Santa Fe High School had conducted active shooter drills, armed police officers patrolled the hallways, and students went through a scare in February after a false report of a gunman. But witnesses and police dispatch records seem to indicate that Friday’s nightmare at Santa Fe lasted up to thirty minutes. Most mass shootings last around eight minutes.
It is not known at this point exactly when police actually confronted Pagourtzis. Officials say he engaged in a drawn-out gunfight with police although he wasn’t hit. Police dispatch recordings noted “more shots fired” ten minutes after police first received reports of gunfire.
One Santa Fe school police officer is known to have quickly responded to the attack. Unfortunately, he was shot and remains in critical condition.

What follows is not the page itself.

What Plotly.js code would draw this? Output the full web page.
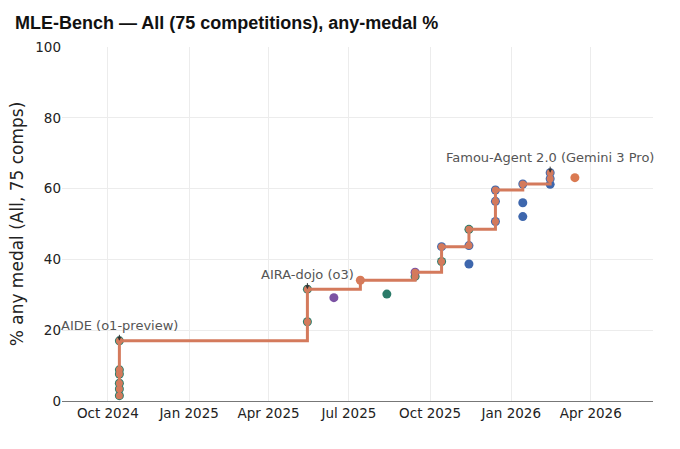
<!DOCTYPE html>
<html>
<head>
<meta charset="utf-8">
<script src="https://cdn.plot.ly/plotly-3.0.1.min.js"></script>
<style>html,body{margin:0;padding:0;background:#fff;}#chart{width:680px;height:449px;}</style>
</head>
<body>
<div id="chart"></div>
<script>
// ---- data ----
const dates = [
  '2024-10-14','2024-10-14','2024-10-14','2024-10-14','2024-10-14','2024-10-14',
  '2025-05-15','2025-05-15',
  '2025-06-14',
  '2025-07-14',
  '2025-08-13',
  '2025-09-14','2025-09-14',
  '2025-10-14','2025-10-14',
  '2025-11-14','2025-11-14','2025-11-14',
  '2025-12-14','2025-12-14','2025-12-14',
  '2026-01-14','2026-01-14','2026-01-14',
  '2026-02-14','2026-02-14','2026-02-14',
  '2026-03-14'
];
const scores = [
  1.5, 3.4, 5.0, 7.6, 8.8, 17.0,
  22.4, 31.6,
  29.2,
  34.1,
  30.2,
  35.2, 36.4,
  39.4, 43.6,
  38.7, 43.9, 48.5,
  50.7, 56.4, 59.6,
  52.1, 56.0, 61.3,
  61.2, 62.8, 64.5,
  63.1
];
const groups = [
  'teal','teal','teal','teal','teal','teal',
  'teal','teal',
  'purple',
  'orange',
  'teal',
  'teal','purple',
  'teal','blue',
  'blue','blue','teal',
  'blue','blue','blue',
  'blue','blue','blue',
  'blue','blue','blue',
  'orange'
];
const labelDates  = ['2024-10-14', '2025-05-15', '2026-02-14'];
const labelScores = [17.0, 31.6, 64.5];
const labelTexts  = ['AIDE (o1-preview)', 'AIRA-dojo (o3)', 'Famou-Agent 2.0 (Gemini 3 Pro)'];

// ---- styling ----
const groupColors = {teal:'#2b7b69', purple:'#7b52a3', orange:'#da7a52', blue:'#3e67ad'};
const frontierColor = '#d47a5c';

// ---- frontier (running best) ----
const idx = dates.map((d,i)=>i).sort((a,b)=> (dates[a]<dates[b]?-1:dates[a]>dates[b]?1:scores[a]-scores[b]));
const fx = [], fy = [];
let best = -Infinity;
idx.forEach(i => { if (scores[i] > best) { best = scores[i]; fx.push(dates[i]); fy.push(scores[i]); } });

const traces = [];
Object.keys(groupColors).forEach(g => {
  const xs = [], ys = [];
  dates.forEach((d,i)=>{ if (groups[i]===g) { xs.push(d); ys.push(scores[i]); } });
  traces.push({x: xs, y: ys, type:'scatter', mode:'markers', name:g,
    marker:{size:9, color:groupColors[g]}, showlegend:false, hoverinfo:'skip'});
});
traces.push({x: fx, y: fy, type:'scatter', mode:'lines+markers', line:{shape:'hv', width:3, color:frontierColor},
  marker:{size:7, color:frontierColor}, showlegend:false, hoverinfo:'skip'});

const tickFont = {family:'"DejaVu Sans", Verdana, sans-serif', size:13.5, color:'#222'};

const layout = {
  width:680, height:449,
  margin:{l:62, r:27, t:47, b:48},
  paper_bgcolor:'#fff', plot_bgcolor:'#fff',
  title:{text:'MLE-Bench — All (75 competitions), any-medal %',
    font:{family:'"Liberation Sans", Arial, Helvetica, sans-serif', size:18, color:'#111', weight:'bold'},
    x:0.022, xanchor:'left', y:0.95, yanchor:'middle'},
  xaxis:{type:'date', range:['2024-08-10','2026-06-10 12:00'],
    tickvals:['2024-10-01','2025-01-01','2025-04-01','2025-07-01','2025-10-01','2026-01-01','2026-04-01'],
    ticktext:['Oct 2024','Jan 2025','Apr 2025','Jul 2025','Oct 2025','Jan 2026','Apr 2026'],
    showgrid:true, gridcolor:'#ececec', zeroline:false,
    showline:true, linecolor:'#777', linewidth:1, ticks:'', tickfont:tickFont},
  yaxis:{range:[0,100], tickvals:[0,20,40,60,80,100], showgrid:true, gridcolor:'#ececec',
    zeroline:false, showline:false, ticks:'', tickfont:tickFont,
    title:{text:'% any medal (All, 75 comps)', font:{family:'"DejaVu Sans", Verdana, sans-serif', size:17, color:'#222'}, standoff:7}},
  annotations: labelTexts.map((t,i)=>({x:labelDates[i], y:labelScores[i], xref:'x', yref:'y', text:t,
    showarrow:true, ax:0, ay:-15, arrowhead:2, arrowsize:0.8, arrowwidth:1, arrowcolor:'#333',
    font:{family:'"DejaVu Sans", Verdana, sans-serif', size:13, color:'#555'}}))
};

Plotly.newPlot('chart', traces, layout, {displayModeBar:false, staticPlot:true});
</script>
</body>
</html>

In general, law enforcement is being praised for its quick response at Santa Fe, but questions remain.
Law Enforcement’s response time to the Santa Fe shooting may eventually be determined to be adequate. Time will tell. But we know things were quite different regarding police response time February 14 at Stoneman Douglas High School in Parkland, FL. Fourteen students and three teachers died at the hand of Nikolas Cruz. Contrary to standard aggressive police response protocol, armed school resource deputy Scot Peterson reported shots being fired but then did not enter the building to confront the shooter. He remained outside while the carnage continued.
After killing 17 people, Cruz was able to walk out of the school, go to a nearby Walmart, and buy a drink. He was later captured by authorities.

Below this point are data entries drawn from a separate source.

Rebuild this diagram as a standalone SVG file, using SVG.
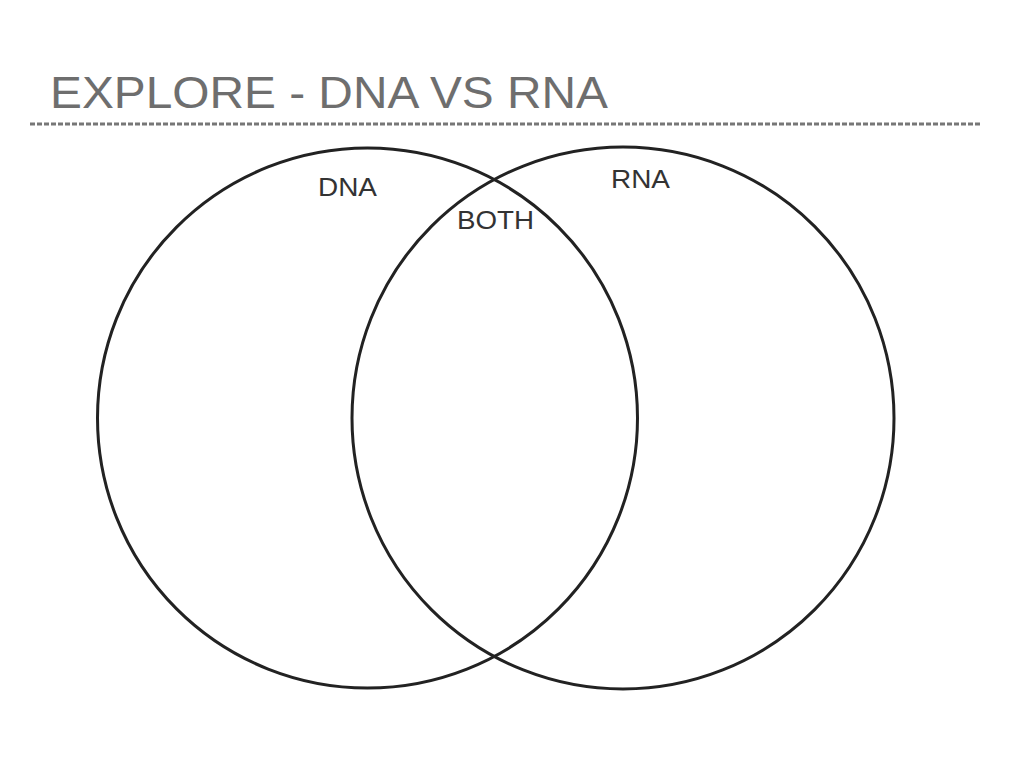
<svg xmlns="http://www.w3.org/2000/svg" width="1024" height="768" viewBox="0 0 1024 768">
<style>
.c{fill:none;stroke:#222;stroke-width:3}
.l{font-family:"Liberation Sans",Arial,sans-serif;font-size:25px;fill:#333}
</style>
<rect width="1024" height="768" fill="#fff"/>
<text x="50" y="108" font-family="Liberation Sans,Arial,sans-serif" font-size="44" fill="#6e6e6e" textLength="558" lengthAdjust="spacingAndGlyphs">EXPLORE - DNA VS RNA</text>
<line x1="30" y1="124" x2="980" y2="124" stroke="#777" stroke-width="3" stroke-dasharray="5,2"/>
<g id="dna"><circle class="c" cx="367.5" cy="418" r="270"/><text class="l" x="318" y="196" textLength="59" lengthAdjust="spacingAndGlyphs">DNA</text></g>
<g id="rna"><circle class="c" cx="623" cy="418" r="271"/><text class="l" x="611" y="188" textLength="59" lengthAdjust="spacingAndGlyphs">RNA</text></g>
<g id="both"><text class="l" x="457" y="229" textLength="77" lengthAdjust="spacingAndGlyphs">BOTH</text></g>
</svg>
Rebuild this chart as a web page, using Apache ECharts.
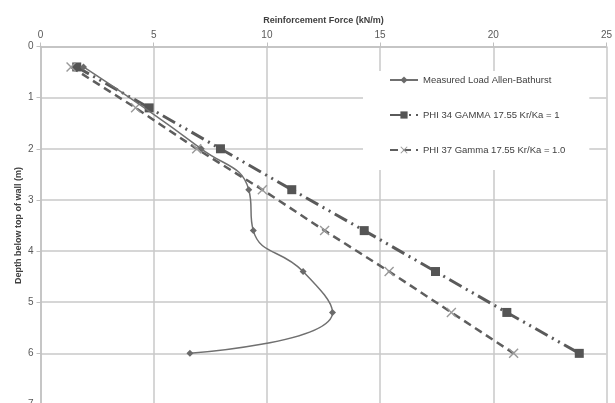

It’s clear that Peterson and other responding Broward County Sheriff’s deputies did not follow accepted protocol of advancing on the shooter. The Florida Department of Law Enforcement is still investigating the police response.

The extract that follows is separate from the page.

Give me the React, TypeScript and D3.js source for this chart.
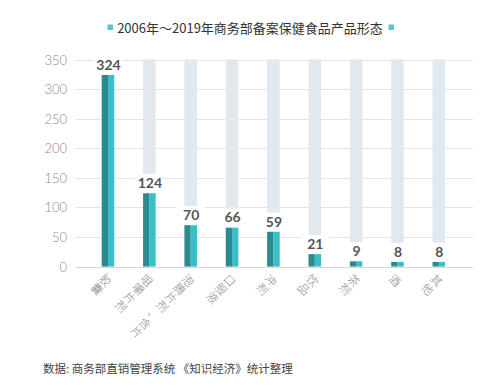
import React, { useRef, useEffect } from 'react';
import * as d3 from 'd3';

const title = '2006年～2019年商务部备案保健食品产品形态';
const source = '数据: 商务部直销管理系统 《知识经济》统计整理';
const categories = ['胶囊', '咀嚼片剂', '泡腾片剂、含片', '口服液', '冲剂', '饮品', '茶剂', '酒', '其他'];
const counts = [324, 124, 70, 66, 59, 21, 9, 8, 8];
const yTicks = [0, 50, 100, 150, 200, 250, 300, 350];

const App: React.FC = () => {
  const ref = useRef<SVGSVGElement | null>(null);

  useEffect(() => {
    if (!ref.current) return;
    const width = 500;
    const height = 392;
    const svg = d3.select(ref.current);
    svg.selectAll('*').remove();
    svg.attr('width', width).attr('height', height);

    const grid = { left: 76, right: 473 };
    const x = d3.scalePoint<string>().domain(categories).range([87.3, 459.5]).padding(0.5);
    const y = d3.scaleLinear().domain([0, 350]).range([266.5, 59.5]);
    const barW = 12.5;

    // title + legend squares
    svg.append('text')
      .attr('x', 250).attr('y', 27)
      .attr('text-anchor', 'middle').attr('dominant-baseline', 'central')
      .style('font-family', '"Noto Sans CJK SC", sans-serif')
      .style('font-size', '13px')
      .attr('fill', '#333')
      .text(title);
    [107.5, 388.5].forEach(lx => {
      svg.append('rect')
        .attr('x', lx).attr('y', 24.5).attr('width', 5.5).attr('height', 5.5)
        .attr('fill', '#5cc6c9');
    });

    // grid lines + y labels
    const gy = svg.append('g');
    yTicks.forEach(t => {
      const yy = Math.round(y(t)) + 0.5;
      gy.append('line')
        .attr('x1', grid.left).attr('x2', grid.right)
        .attr('y1', yy).attr('y2', yy)
        .attr('stroke', t === 0 ? '#d6d6d6' : '#e4e4e4')
        .attr('stroke-width', 1);
      gy.append('text')
        .attr('x', 67).attr('y', y(t))
        .attr('text-anchor', 'end').attr('dominant-baseline', 'central')
        .style('font-family', 'Lato, "Open Sans", sans-serif')
        .style('font-weight', 300)
        .style('font-size', '13px')
        .attr('fill', '#8a8a8a')
        .text(t);
    });

    const bars = svg.append('g');
    categories.forEach((c, i) => {
      const cx = x(c) as number;
      const v = counts[i];
      // light background column
      bars.append('rect')
        .attr('x', cx - barW / 2).attr('width', barW)
        .attr('y', y(350)).attr('height', y(0) - y(350))
        .attr('fill', '#e1e8ee');
      // two-tone bar
      bars.append('rect')
        .attr('x', cx - barW / 2).attr('width', barW / 2)
        .attr('y', y(v)).attr('height', y(0) - y(v))
        .attr('fill', '#2a8a8f');
      bars.append('rect')
        .attr('x', cx).attr('width', barW / 2)
        .attr('y', y(v)).attr('height', y(0) - y(v))
        .attr('fill', '#39bfc6');
      // value label on white patch
      const base = y(v) - 5;
      bars.append('rect')
        .attr('x', cx - 14).attr('width', 28)
        .attr('y', base - 14).attr('height', y(v) - base + 14)
        .attr('fill', '#fff');
      bars.append('text')
        .attr('x', cx + 0.5).attr('y', base)
        .attr('text-anchor', 'middle')
        .style('font-family', 'Lato, "Open Sans", sans-serif')
        .style('font-weight', 700)
        .style('font-size', '14px')
        .attr('fill', '#555')
        .text(v);
    });

    // category labels: stacked characters, tilted 45deg
    const gx = svg.append('g');
    categories.forEach(c => {
      const cx = (x(c) as number) - 2;
      Array.from(c).forEach((ch, j) => {
        const px = cx - j * 8.6;
        const py = 280 + j * 8.6;
        gx.append('text')
          .attr('x', px).attr('y', py)
          .attr('text-anchor', 'middle').attr('dominant-baseline', 'central')
          .attr('transform', `rotate(45, ${px}, ${py})`)
          .style('font-family', '"Noto Sans CJK SC", sans-serif')
          .style('font-weight', 300)
          .style('font-size', '11.5px')
          .attr('fill', '#888')
          .text(ch);
      });
    });

    svg.append('text')
      .attr('x', 43).attr('y', 368)
      .attr('dominant-baseline', 'central')
      .style('font-family', '"Noto Sans CJK SC", serif')
      .style('font-size', '11.5px')
      .attr('fill', '#444')
      .text(source);
  }, []);

  return <svg ref={ref} style={{ position: 'absolute', left: 0, top: 0, background: '#fff' }}></svg>;
};

export default App;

What went wrong at Parkland besides the failure to immediately confront the shooter?
- A patchwork 911 system in Coral Springs and Parkland. Calls were not routed in a timely fashion to the Broward County Sheriff, the office responsible for Parkland and the high school. Some officers were actually informed of the shooting through the fire department.
- Brevard County’s radio system was overloaded as deputies talked over one another. Confusion ensued.
- Responding law enforcement agencies were on different frequencies making a coordinated response effort difficult, if not impossible.
- The Broward County Sheriff’s Office had not held active shooter training for its deputies since 2016.
Regardless of these factors, Deputy Scot Peterson bore much of the blame for the failed response. He resigned.
It’s too soon to tell if any of the Parkland response issues were repeated at Santa Fe. Extensive investigation is already underway. The bad news is that school shootings continue to happen. The only good news is that police agencies will continue to learn from things that went wrong and things that went right.